Professor, Sculpture/3-D Design Coordinator

Coleen Sterritt is a Los Angeles-based artist known primarily for her abstract, hybrid sculpture. Her work has been exhibited nationally and internationally and is held in public and private collections including the Museum of Contemporary Art, L.A., and the Los Angeles County Museum of Art. Named a John Simon Guggenheim Fellow in 2016, her other awards and fellowships include the National Endowment for the Arts, the J. Paul Getty Trust Fund for the Visual Arts /California Community Foundation, the Roswell Artist-in-Residence Program, Art Matters, Inc., and the City of Los Angeles Individual Artist (COLA) Fellowship.

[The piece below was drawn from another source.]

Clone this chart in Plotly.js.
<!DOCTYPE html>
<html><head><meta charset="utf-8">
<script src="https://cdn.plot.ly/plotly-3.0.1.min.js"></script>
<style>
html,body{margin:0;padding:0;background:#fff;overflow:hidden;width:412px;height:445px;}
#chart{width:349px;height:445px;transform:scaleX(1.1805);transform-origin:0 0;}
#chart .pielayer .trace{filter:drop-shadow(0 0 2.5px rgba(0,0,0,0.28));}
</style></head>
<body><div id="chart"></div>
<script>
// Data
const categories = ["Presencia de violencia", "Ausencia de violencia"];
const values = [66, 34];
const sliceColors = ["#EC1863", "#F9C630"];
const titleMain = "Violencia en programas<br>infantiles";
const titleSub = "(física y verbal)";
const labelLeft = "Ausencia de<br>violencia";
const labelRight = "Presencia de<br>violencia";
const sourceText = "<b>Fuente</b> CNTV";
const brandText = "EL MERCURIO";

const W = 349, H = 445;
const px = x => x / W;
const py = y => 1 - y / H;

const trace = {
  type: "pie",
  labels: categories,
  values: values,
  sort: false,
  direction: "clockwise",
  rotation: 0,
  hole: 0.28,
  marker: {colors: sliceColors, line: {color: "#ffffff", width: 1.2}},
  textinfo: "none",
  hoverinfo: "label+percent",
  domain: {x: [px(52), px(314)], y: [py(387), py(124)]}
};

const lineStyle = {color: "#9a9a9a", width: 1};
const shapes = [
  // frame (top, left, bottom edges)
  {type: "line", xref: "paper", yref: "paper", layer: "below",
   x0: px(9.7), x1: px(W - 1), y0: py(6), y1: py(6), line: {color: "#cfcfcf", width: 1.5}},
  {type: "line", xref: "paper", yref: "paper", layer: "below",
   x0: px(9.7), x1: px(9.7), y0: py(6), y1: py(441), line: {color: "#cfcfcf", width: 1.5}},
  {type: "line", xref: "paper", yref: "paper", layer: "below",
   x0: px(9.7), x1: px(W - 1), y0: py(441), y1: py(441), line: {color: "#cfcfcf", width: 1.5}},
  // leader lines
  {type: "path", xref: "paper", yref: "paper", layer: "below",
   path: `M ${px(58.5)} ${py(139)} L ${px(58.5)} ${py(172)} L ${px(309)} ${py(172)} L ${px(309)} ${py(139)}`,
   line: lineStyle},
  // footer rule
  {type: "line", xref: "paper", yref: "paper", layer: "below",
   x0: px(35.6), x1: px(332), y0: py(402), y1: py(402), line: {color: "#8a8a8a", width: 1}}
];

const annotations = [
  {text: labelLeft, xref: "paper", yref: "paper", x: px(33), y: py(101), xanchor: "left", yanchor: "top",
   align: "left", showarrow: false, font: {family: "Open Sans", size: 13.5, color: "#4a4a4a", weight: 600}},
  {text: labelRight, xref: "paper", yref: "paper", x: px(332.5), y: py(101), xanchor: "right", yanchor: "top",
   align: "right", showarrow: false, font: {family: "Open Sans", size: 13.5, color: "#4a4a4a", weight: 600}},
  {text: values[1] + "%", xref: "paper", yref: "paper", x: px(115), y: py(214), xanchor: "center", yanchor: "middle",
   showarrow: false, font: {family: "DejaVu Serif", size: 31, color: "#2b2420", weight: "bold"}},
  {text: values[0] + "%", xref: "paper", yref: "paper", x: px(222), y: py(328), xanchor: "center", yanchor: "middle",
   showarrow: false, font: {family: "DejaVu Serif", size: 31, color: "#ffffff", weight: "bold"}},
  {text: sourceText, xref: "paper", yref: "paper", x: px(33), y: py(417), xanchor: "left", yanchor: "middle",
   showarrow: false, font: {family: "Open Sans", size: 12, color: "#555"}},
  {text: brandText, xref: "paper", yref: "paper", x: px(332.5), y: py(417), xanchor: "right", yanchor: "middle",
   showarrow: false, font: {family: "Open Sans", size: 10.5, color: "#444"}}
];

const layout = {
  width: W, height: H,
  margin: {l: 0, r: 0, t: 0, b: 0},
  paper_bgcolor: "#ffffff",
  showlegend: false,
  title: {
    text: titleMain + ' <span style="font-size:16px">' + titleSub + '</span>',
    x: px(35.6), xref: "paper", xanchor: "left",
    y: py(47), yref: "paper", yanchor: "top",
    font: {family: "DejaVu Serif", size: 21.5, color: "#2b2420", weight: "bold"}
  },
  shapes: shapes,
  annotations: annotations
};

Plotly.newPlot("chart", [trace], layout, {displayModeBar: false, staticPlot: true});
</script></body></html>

In 2019 she has received the Outstanding Educator Award from the International Sculpture Center. Sterritt was born in Morris, Illinois. She received a BFA from the University of Illinois, Champaign-Urbana, and an MFA from Otis College of Art & Design, Los Angeles. Her teaching career began in 1983 and she’s been at LBCC since 1997.

Coleen Sterritt. Hands&Feet. 2020. Bamboo, rubber gloves, cardboard, duct tape, shellac. 20 x 13 x 11 in.

Coleen Sterritt​. Lanky Cranky. 2109. Wood, rubber, plaster, plastic, fishing line, duct tape, paint.

Coleen Sterritt​. Rumble Tumble Love. 2018. Tumbleweed, found furniture, pain 84 x 36 x 56in.

Michelle Ohm

Michelle lives and works in Long Beach, with her husband, Matt, and their two wiener dogs Melon and Forest. She received her MFA from Otis College of Art and Design and has shown in multiple galleries in Los Angeles.

Artist Statement

For this series, I studied female characters in film and television that I found to be archetypes that I either aspired to be or already related to. I wanted to be Andie in The Goonies, felt insecure and vulnerable like Annette, tried to be a great best friend like Cyn in Working Girl, and been the good Jewish daughter like Rachel in Mad Men (except I can’t wear a hat as well as her). Pop culture has been a heavy influence in my life, and I study how representations of women in film and television create gender roles and stereotypes that are unattainable in real life.

Michelle Ohm. Annette from Saturday Night Fever. 2010. Watercolor on Paper. 22 x 30 in.

Michelle Ohm​. Cyn from Working Girl. 2010. Watercolor on paper. 22 x 30 in.

Michelle Ohm​. Rachel from Mad Men. 2010. Watercolor on paper. 22 x 30 in.

Sandra Low

During my undergrad and graduate studies, there was definitely a feeling of a boys’ club among my male peers. In grad school, almost every male tenured art faculty member had dated and married their students. Men outnumbered women 2 to 1 in my MFA class. If you wanted any respect, you couldn’t be seen as “weak.” I kept my mouth shut to a lot of a**-holery and drank a lot of whiskey trying to fit in. It didn’t work.

Sandra Low. My Hair Grows Dark Again. 2020. Ink & graphite on paper. 11.5 x 18 in.

Sandra Low​. Beep, Doot, Ding. 2020. Ink on paper. 13 x 16in.

Sandra Low​. Things Are Going Sideways. 2020. Graphite on paper. 11 x 15 in.